Wilhelm August Günther (Staatsanwalt) an Ernst Haeckel, Minden, 29. Juni 1872
Auf die gefällige Mittheilung vom 5. Dezember und 18. Maerz currentis betreffend den hiesigen Apothekergehülfen Hermann Hendess und auf Grund der im Anschluß an dieselben von hier aus veranlaßten Erhebungen habe ich beim hiesigen Kreisgerichte Anklage gegen den Hendess unter zwei Gesichtspunkten, nämlich mit den Anschuldigungen erhoben:
im Laufe des Winterhalbjahres von 1871 auf 1872 durch mehrere selbstständige Handlungen
a. in der Absicht, sich rechtswidrigen Vermögensvortheil zu verschaffen, das Vermögen der Apotheker Desaga zu Straßburg und Claus zu Berlin dadurch beschädigt zu haben, daß er brieflich durch Vorspiegelung falscher und durch Unterdrückung wahrer Thatsachen Irrthum in ihnen erregte;
b. es auch unternommen zu haben, den Apotheker Claus zu Berlin zur wissentlichen Abgabe einer falschen Versicherung an Eides statt zu verleiten.

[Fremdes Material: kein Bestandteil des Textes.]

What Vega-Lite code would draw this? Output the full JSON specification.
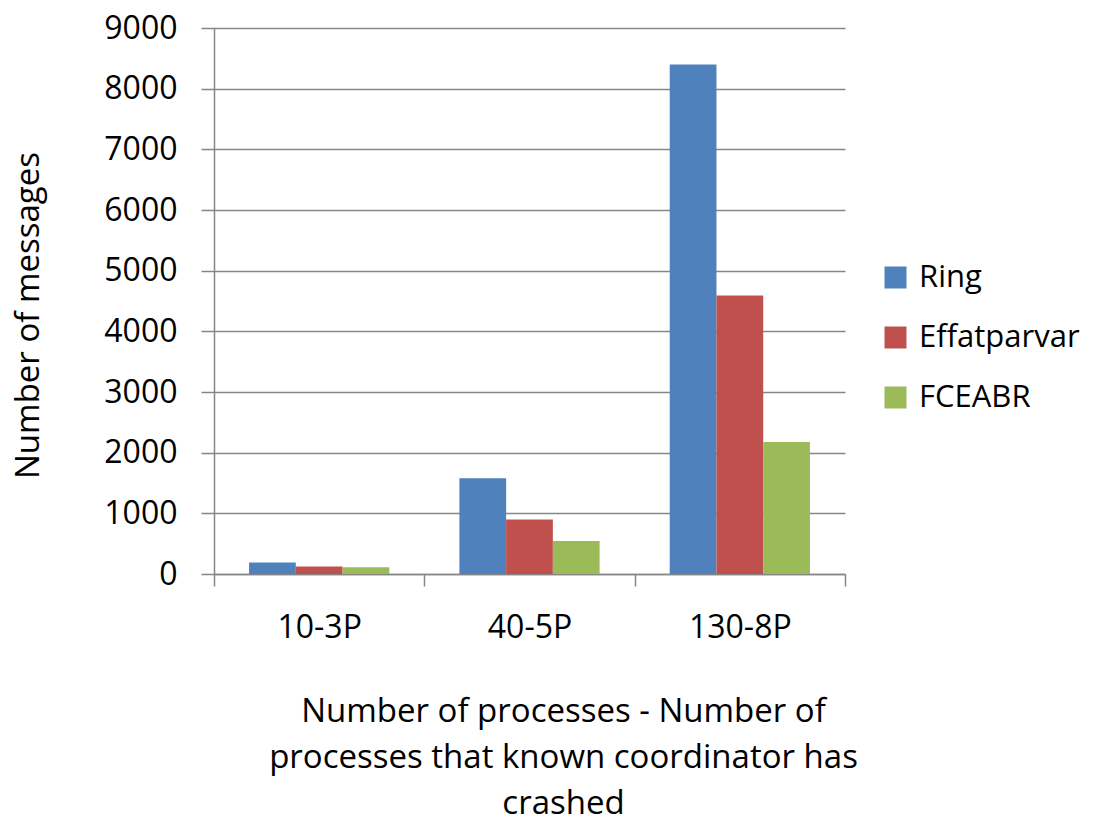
{
  "$schema": "https://vega.github.io/schema/vega-lite/v6.json",
  "width": 631,
  "height": 546,
  "autosize": {"type": "none"},
  "padding": {"left": 214, "top": 28, "right": 252, "bottom": 246},
  "background": "white",
  "config": {
    "view": {"stroke": null},
    "font": "Open Sans",
    "axis": {"labelFont": "Open Sans", "titleFont": "Open Sans", "labelColor": "#000000", "titleColor": "#000000", "titleFontWeight": "normal"},
    "legend": {"labelFont": "Open Sans"}
  },
  "data": {
    "values": [
      {"group": "10-3P", "algorithm": "Ring", "messages": 190},
      {"group": "10-3P", "algorithm": "Effatparvar", "messages": 125},
      {"group": "10-3P", "algorithm": "FCEABR", "messages": 110},
      {"group": "40-5P", "algorithm": "Ring", "messages": 1580},
      {"group": "40-5P", "algorithm": "Effatparvar", "messages": 900},
      {"group": "40-5P", "algorithm": "FCEABR", "messages": 545},
      {"group": "130-8P", "algorithm": "Ring", "messages": 8400},
      {"group": "130-8P", "algorithm": "Effatparvar", "messages": 4590},
      {"group": "130-8P", "algorithm": "FCEABR", "messages": 2175}
    ]
  },
  "mark": {"type": "bar"},
  "encoding": {
    "x": {
      "field": "group",
      "type": "nominal",
      "sort": ["10-3P", "40-5P", "130-8P"],
      "scale": {"paddingInner": 0, "paddingOuter": 0},
      "axis": {
        "title": ["Number of processes - Number of", "processes that known coordinator has", "crashed"],
        "titleFontSize": 33,
        "titleLineHeight": 46,
        "titleBaseline": "top",
        "titleX": 349,
        "titleY": 121,
        "labelAngle": 0,
        "labelFontSize": 32,
        "labelPadding": 26,
        "tickBand": "extent",
        "tickSize": 12,
        "tickColor": "#868686",
        "domainColor": "#868686",
        "domainWidth": 1.5,
        "tickWidth": 1.5
      }
    },
    "xOffset": {
      "field": "algorithm",
      "type": "nominal",
      "sort": ["Ring", "Effatparvar", "FCEABR"],
      "scale": {"paddingInner": 0, "paddingOuter": 0.75}
    },
    "y": {
      "field": "messages",
      "type": "quantitative",
      "scale": {"domain": [0, 9000], "nice": false},
      "axis": {
        "title": "Number of messages",
        "titleFontSize": 33,
        "titleBaseline": "middle",
        "titleX": -186,
        "titleY": 287,
        "titleAnchor": "middle",
        "values": [0, 1000, 2000, 3000, 4000, 5000, 6000, 7000, 8000, 9000],
        "format": "d",
        "labelFontSize": 32,
        "labelPadding": 24,
        "tickSize": 13,
        "tickColor": "#868686",
        "domainColor": "#868686",
        "domainWidth": 1.5,
        "tickWidth": 1.5,
        "grid": true,
        "gridColor": "#868686",
        "gridWidth": 1.5
      }
    },
    "color": {
      "field": "algorithm",
      "type": "nominal",
      "sort": ["Ring", "Effatparvar", "FCEABR"],
      "scale": {"domain": ["Ring", "Effatparvar", "FCEABR"], "range": ["#4F81BD", "#C0504D", "#9BBB59"]},
      "legend": {
        "title": null,
        "orient": "none",
        "legendX": 666,
        "legendY": 234,
        "symbolType": "square",
        "symbolSize": 484,
        "symbolStrokeWidth": 0,
        "labelFontSize": 31,
        "labelLimit": 400,
        "labelOffset": 8,
        "labelColor": "#000000",
        "rowPadding": 28
      }
    }
  }
}
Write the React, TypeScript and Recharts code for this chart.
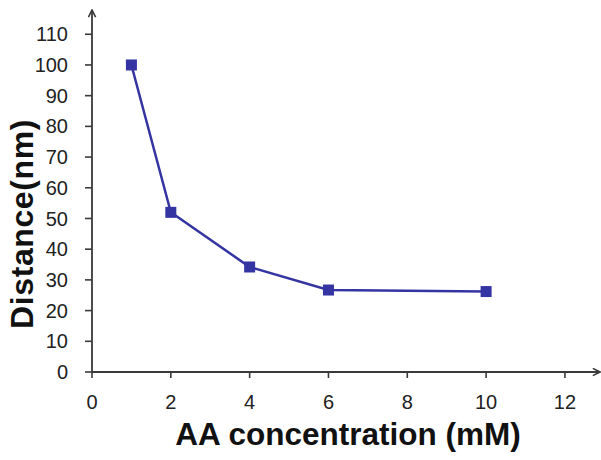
import React from "react";
import { LineChart, Line, XAxis, YAxis } from "recharts";

const concentrations = [1, 2, 4, 6, 10];
const distances = [100, 52, 34.2, 26.7, 26.2];
const xTicks = [0, 2, 4, 6, 8, 10, 12];
const yTicks = [0, 10, 20, 30, 40, 50, 60, 70, 80, 90, 100, 110];

const data = concentrations.map((c, i) => ({ c, d: distances[i] }));

const FONT = "'Liberation Sans', Arial, sans-serif";
const LINE_COLOR = "#3434a2";
const AXIS_COLOR = "#3a3a3a";

const SquareDot = (props: any) => {
  const { cx, cy, index } = props;
  if (cx == null || cy == null) return null;
  return (
    <rect
      key={`dot-${index}`}
      x={cx - 5.5}
      y={cy - 5.5}
      width={11}
      height={11}
      fill={LINE_COLOR}
    />
  );
};

const YLabel = () => (
  <text
    x={22}
    y={224}
    transform="rotate(-90, 22, 224)"
    textAnchor="middle"
    dominantBaseline="central"
    fontFamily={FONT}
    fontWeight="bold"
    fontSize={32}
    letterSpacing={0.6}
    fill="#111"
  >
    Distance(nm)
  </text>
);

const XLabel = () => (
  <text
    x={348}
    y={445}
    textAnchor="middle"
    fontFamily={FONT}
    fontWeight="bold"
    fontSize={31.5}
    fill="#111"
  >
    AA concentration (mM)
  </text>
);

export default function App() {
  return (
    <div style={{ position: "absolute", left: 0, top: 0, width: 601, height: 460, background: "#fff" }}>
      <svg width={0} height={0} style={{ position: "absolute" }}>
        <defs>
          <marker
            id="axisArrow"
            viewBox="0 0 10 10"
            refX={9}
            refY={5}
            markerWidth={9}
            markerHeight={9}
            markerUnits="userSpaceOnUse"
            orient="auto-start-reverse"
          >
            <path d="M1,1 L9,5 L1,9" fill="none" stroke={AXIS_COLOR} strokeWidth={1.8} />
          </marker>
        </defs>
      </svg>
      <LineChart
        width={601}
        height={460}
        data={data}
        margin={{ top: 10, right: 1, bottom: 0, left: 0 }}
      >
        <XAxis
          dataKey="c"
          type="number"
          domain={[0, 12.89]}
          ticks={xTicks}
          interval={0}
          height={88}
          tickSize={6}
          tickMargin={17}
          axisLine={{ stroke: AXIS_COLOR, strokeWidth: 1.8, markerEnd: "url(#axisArrow)" } as any}
          tickLine={{ stroke: AXIS_COLOR, strokeWidth: 1.6 }}
          tick={{ fill: "#222", fontSize: 20, fontFamily: FONT }}
          label={<XLabel />}
        />
        <YAxis
          type="number"
          domain={[0, 117.9]}
          ticks={yTicks}
          interval={0}
          width={92}
          tickSize={7}
          tickMargin={17}
          axisLine={{ stroke: AXIS_COLOR, strokeWidth: 1.8, markerStart: "url(#axisArrow)" } as any}
          tickLine={{ stroke: AXIS_COLOR, strokeWidth: 1.6 }}
          tick={{ fill: "#222", fontSize: 20, fontFamily: FONT }}
          label={<YLabel />}
        />
        <Line
          type="linear"
          dataKey="d"
          stroke={LINE_COLOR}
          strokeWidth={2.5}
          dot={SquareDot}
          activeDot={false}
          isAnimationActive={false}
        />
      </LineChart>
    </div>
  );
}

Durch rechtskräftiges Urtheil des Königlichen Kreisgerichts hierselbst vom 31. May currentis ist nun auch Hendess
ad a. aus §. 263 Strafgesetzbuchs unter Berücksichtigung seiner dürftigen Lage zu einer Geldstrafe von 25 Thalern, für den Nichtbeitreibungsfall zu einer Gefängnißstrafe von 14 Tagen verurteilt; dagegen
ad b. von der Beschuldigung aus §. 159 Strafgesetzbuchs freigesprochen worden, weil der die Verleitung enthaltende Brief nicht mehr herbei zu schaffen gewesen und die Reproduction seines Inhalts durch Angaben des Claus allein, beim Widerspruch des Hendess, nicht für ausreichend erachtet ist.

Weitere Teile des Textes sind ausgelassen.